When they took over, the uber-capitalist Goldman guys asked us VVMers to keep their participation on the QT, lest they become associated with our papers' lefty -- some would say socialist! -- politics and "adult" ads.

But even if it was a "shitty deal," to paraphrase a Goldman exec's description of their more recent shenanigans, at least they purchased an actual business that produced tangible things -- in this case, newspapers. They didn't want to produce them for long, of course. From the git-go, the mandate was extraordinary EBITDA to execute the "exit strategy." Translation: Make a ton of money and flip the company.

The VVM deal didn't amount to a rounding error of a rounding error for Goldman and company. We now know that Goldman and other huge banks made multiple billions by financing financing -- as opposed to financing companies -- and played a key role in disasters far and wide, from the banking crisis here to the Greek crisis abroad.

Joseph Schumpeter might have called Goldman Sachs an engine of "creative destruction." But Schumpeter thought this process was inevitable--even good. Time will tell. We may look back and agree that the destruction of old journalism freed up great talent to produce new media and that Greece's collapse produced a more unified Europe. The banking crisis unquestionably propelled Obama into office.

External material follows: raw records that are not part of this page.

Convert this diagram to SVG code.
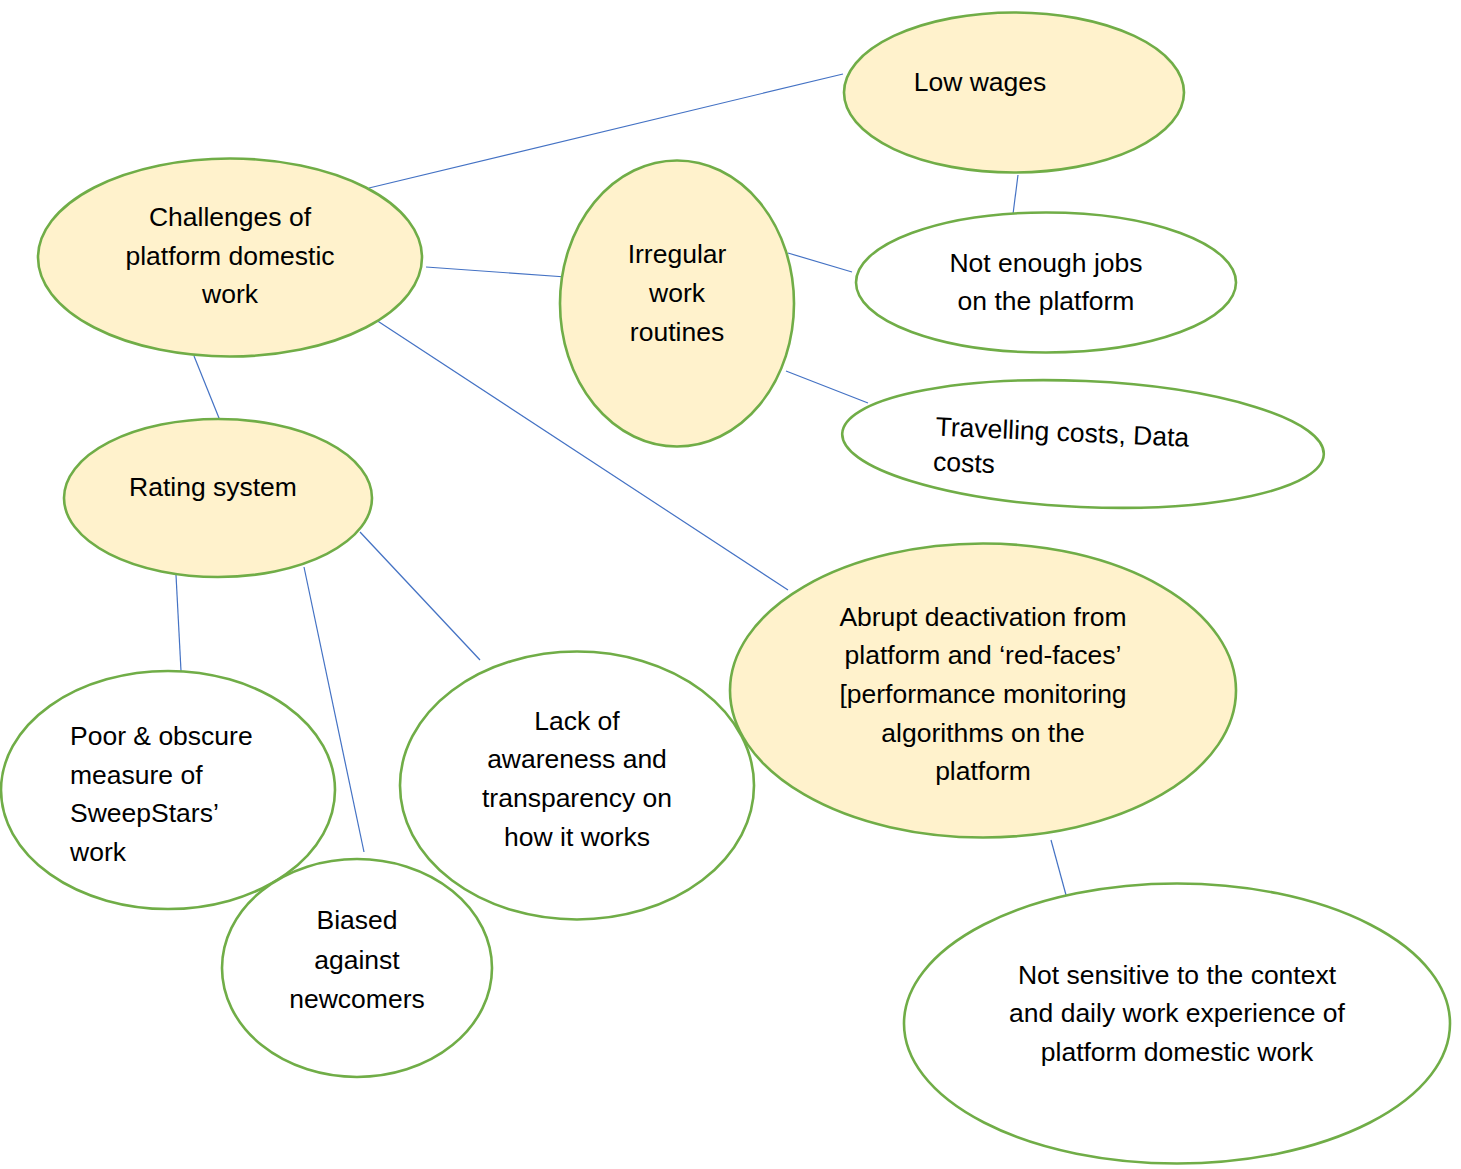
<svg xmlns="http://www.w3.org/2000/svg" width="1461" height="1169" viewBox="0 0 1461 1169">
  <style>
    .bg { fill: #ffffff; }
    .link { stroke: #4472C4; stroke-width: 1.2; fill: none; }
    .core { fill: #FFF2CC; stroke: #70AD47; stroke-width: 2.6; }
    .leaf { fill: #ffffff; stroke: #70AD47; stroke-width: 2.6; }
    text { font-family: "Liberation Sans", Arial, sans-serif; font-size: 26.5px; fill: #000000; }
    .c { text-anchor: middle; }
  </style>
  <rect class="bg" x="0" y="0" width="1461" height="1169"/>

  <!-- connectors -->
  <g id="connectors">
    <line class="link" x1="369" y1="188" x2="843" y2="74"/>
    <line class="link" x1="426" y1="267" x2="566" y2="277"/>
    <line class="link" x1="373" y1="318" x2="788" y2="590"/>
    <line class="link" x1="194" y1="356" x2="221" y2="423"/>
    <line class="link" x1="1018" y1="175" x2="1013" y2="214"/>
    <line class="link" x1="788" y1="253" x2="852" y2="272"/>
    <line class="link" x1="786" y1="371" x2="868" y2="403"/>
    <line class="link" x1="176" y1="575" x2="181" y2="671"/>
    <line class="link" x1="304" y1="567" x2="364" y2="852"/>
    <line class="link" x1="360" y1="532" x2="480" y2="660"/>
    <line class="link" x1="1051" y1="840" x2="1066" y2="895"/>
  </g>

  <g id="low-wages">
    <ellipse class="core" cx="1014" cy="92.5" rx="170" ry="80"/>
    <text class="c" x="980" y="91">Low wages</text>
  </g>

  <g id="challenges">
    <ellipse class="core" cx="230" cy="257.5" rx="192" ry="99"/>
    <text class="c" x="230" y="226">Challenges of</text>
    <text class="c" x="230" y="265">platform domestic</text>
    <text class="c" x="230" y="303">work</text>
  </g>

  <g id="irregular-routines">
    <ellipse class="core" cx="677" cy="303.5" rx="117" ry="143"/>
    <text class="c" x="677" y="263">Irregular</text>
    <text class="c" x="677" y="302">work</text>
    <text class="c" x="677" y="341">routines</text>
  </g>

  <g id="not-enough-jobs">
    <ellipse class="leaf" cx="1046" cy="282.5" rx="190" ry="70"/>
    <text class="c" x="1046" y="272">Not enough jobs</text>
    <text class="c" x="1046" y="310">on the platform</text>
  </g>

  <g id="travel-data-costs" transform="rotate(2.5 1083 444)">
    <ellipse class="leaf" cx="1083" cy="444" rx="241" ry="63"/>
    <text x="935" y="442">Travelling costs, Data</text>
    <text x="934" y="477">costs</text>
  </g>

  <g id="rating-system">
    <ellipse class="core" cx="218" cy="498" rx="154" ry="79"/>
    <text class="c" x="213" y="496">Rating system</text>
  </g>

  <g id="poor-measure">
    <ellipse class="leaf" cx="168" cy="790" rx="167" ry="119"/>
    <text x="70" y="745">Poor &amp; obscure</text>
    <text x="70" y="784">measure of</text>
    <text x="70" y="822">SweepStars’</text>
    <text x="70" y="861">work</text>
  </g>

  <g id="biased-newcomers">
    <ellipse class="leaf" cx="357" cy="968" rx="135" ry="109"/>
    <text class="c" x="357" y="929">Biased</text>
    <text class="c" x="357" y="969">against</text>
    <text class="c" x="357" y="1008">newcomers</text>
  </g>

  <g id="lack-awareness">
    <ellipse class="leaf" cx="577" cy="785.5" rx="177" ry="134"/>
    <text class="c" x="577" y="730">Lack of</text>
    <text class="c" x="577" y="768">awareness and</text>
    <text class="c" x="577" y="807">transparency on</text>
    <text class="c" x="577" y="846">how it works</text>
  </g>

  <g id="abrupt-deactivation">
    <ellipse class="core" cx="983" cy="690.5" rx="253" ry="147"/>
    <text class="c" x="983" y="626">Abrupt deactivation from</text>
    <text class="c" x="983" y="664">platform and ‘red-faces’</text>
    <text class="c" x="983" y="703">[performance monitoring</text>
    <text class="c" x="983" y="742">algorithms on the</text>
    <text class="c" x="983" y="780">platform</text>
  </g>

  <g id="not-sensitive">
    <ellipse class="leaf" cx="1177" cy="1023.5" rx="273" ry="140"/>
    <text class="c" x="1177" y="984">Not sensitive to the context</text>
    <text class="c" x="1177" y="1022">and daily work experience of</text>
    <text class="c" x="1177" y="1061">platform domestic work</text>
  </g>
</svg>
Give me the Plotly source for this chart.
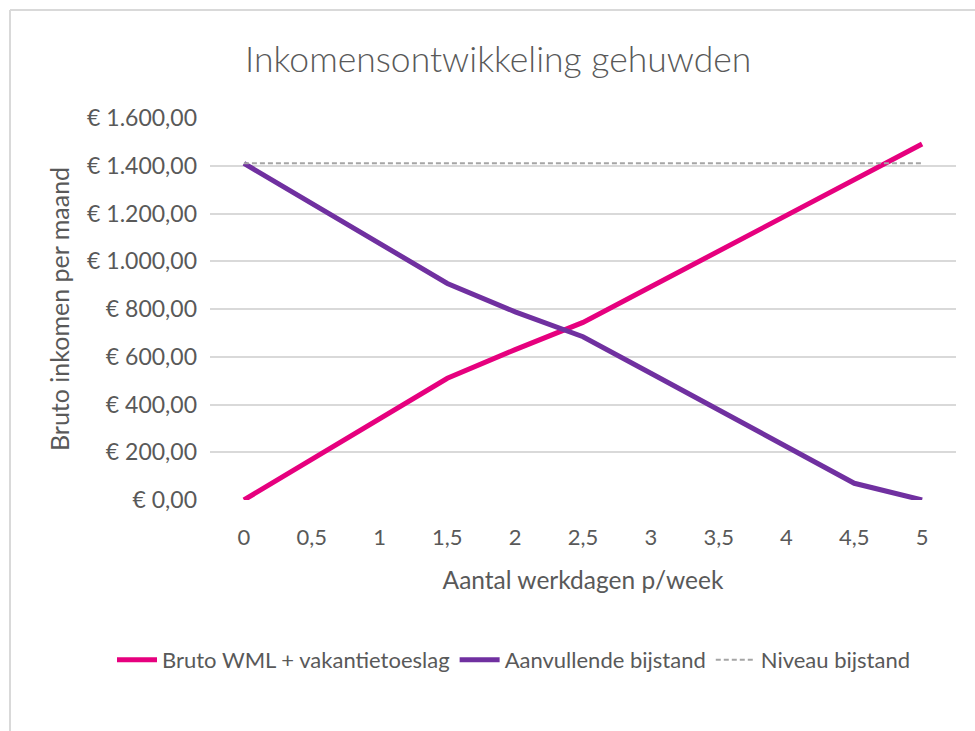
import plotly.graph_objects as go

# Data
werkdagen = ["0", "0,5", "1", "1,5", "2", "2,5", "3", "3,5", "4", "4,5", "5"]
bruto_wml = [0, 170, 340, 510, 630, 744, 893, 1043, 1192, 1342, 1491]
aanvullende_bijstand = [1410, 1242, 1075, 907, 788, 684, 531, 377, 224, 70, 0]
niveau_bijstand = [1410] * 11

y_tick_vals = [0, 200, 400, 600, 800, 1000, 1200, 1400, 1600]
y_tick_text = ["€ 0,00", "€ 200,00", "€ 400,00", "€ 600,00", "€ 800,00",
               "€ 1.000,00", "€ 1.200,00", "€ 1.400,00", "€ 1.600,00"]

FONT = "Lato"
TXT = "#595959"

fig = go.Figure()
fig.add_trace(go.Scatter(x=werkdagen, y=bruto_wml, mode="lines",
                         name="Bruto WML + vakantietoeslag",
                         line=dict(color="#E6007E", width=5)))
fig.add_trace(go.Scatter(x=werkdagen, y=aanvullende_bijstand, mode="lines",
                         name="Aanvullende bijstand",
                         line=dict(color="#7030A0", width=5)))
fig.add_trace(go.Scatter(x=werkdagen, y=niveau_bijstand, mode="lines",
                         name="Niveau bijstand",
                         line=dict(color="#A5A5A5", width=2, dash="5px,3px")))

L, R, T, B = 210, 19, 118, 231
W, H = 975, 731
pw = W - L - R
ph = H - T - B

def px_x(p):
    return (p - L) / pw

def px_y(p):
    return (H - B - p) / ph

fig.update_layout(
    width=W, height=H,
    margin=dict(l=L, r=R, t=T, b=B),
    paper_bgcolor="white", plot_bgcolor="white",
    font=dict(family=FONT, color=TXT, size=20),
    title=dict(text="Inkomensontwikkeling gehuwden", xref="container", x=0.511,
               xanchor="center", yref="container", y=1 - 60 / H, yanchor="middle",
               font=dict(size=35.5, color=TXT, family=FONT, weight=300)),
    xaxis=dict(type="category", range=[-0.5, 10.5], showgrid=False, zeroline=False,
               showline=False, ticks="", ticklabelstandoff=22,
               tickfont=dict(size=22, color=TXT),
               title=dict(text="Aantal werkdagen p/week", font=dict(size=24.5, color=TXT),
                          standoff=22)),
    yaxis=dict(range=[0, 1600], tickvals=y_tick_vals, ticktext=y_tick_text,
               showgrid=True, gridcolor="#D9D9D9", gridwidth=2, zeroline=False,
               showline=False, ticks="", ticklabelstandoff=12,
               tickfont=dict(size=23, color=TXT),
               title=dict(text="Bruto inkomen per maand", font=dict(size=25, color=TXT),
                          standoff=10)),
    legend=dict(orientation="h", xref="paper", x=px_x(112), xanchor="left",
                yref="paper", y=px_y(660), yanchor="middle",
                font=dict(size=22, color=TXT), itemwidth=40,
                bgcolor="rgba(0,0,0,0)"),
    showlegend=True,
    shapes=[
        dict(type="line", xref="paper", yref="paper", x0=px_x(10), x1=px_x(980),
             y0=px_y(10), y1=px_y(10), line=dict(color="#D9D9D9", width=2)),
        dict(type="line", xref="paper", yref="paper", x0=px_x(10), x1=px_x(10),
             y0=px_y(10), y1=px_y(740), line=dict(color="#D9D9D9", width=2)),
    ],
)

fig.write_html("out.html", config={"displayModeBar": False},
               post_script="document.body.style.margin='0';document.body.style.padding='0';")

Marxist socialism may be dead, but perhaps what Marx called capital's internal contradictions, illustrated beautifully by the desperation of Goldman and other mega-corporations for short-term profits may, by strengthening the case for fundamental financial reform, bring us closer to a more livable world.

Predictably, the titans of capitalism whom Tom Wolfe called "Masters of the Universe" recognize that their world may be crumbling and have begun to close ranks. Warren Buffett, who's cultivated a reputation as a homespun investor whose Nebraska base of operations puts him far from Wall Street's ruthlessness, shocked observers by defending Goldman to the hilt. And former President Clinton, whose administration deregulated the arcane derivative transactions responsible for so much grief, minimized the SEC's lawsuit against Goldman, saying, "I'm not at all sure [Goldman] violated the law."

Power elites may succeed in watering down financial reform to the point where, in the words of progressive activist/commentator Jim Hightower, it's "weaker than Canadian hot sauce." But it may be too late in the game for them to rewrite the narrative. One piece of evidence: the SEC action and rumors suggesting a criminal investigation of its trading practices have caused Goldman Sachs stock to plunge a staggering 20 percent in the last couple of weeks, including a 9.4 percent drop -- representing $8 billion -- on Friday alone.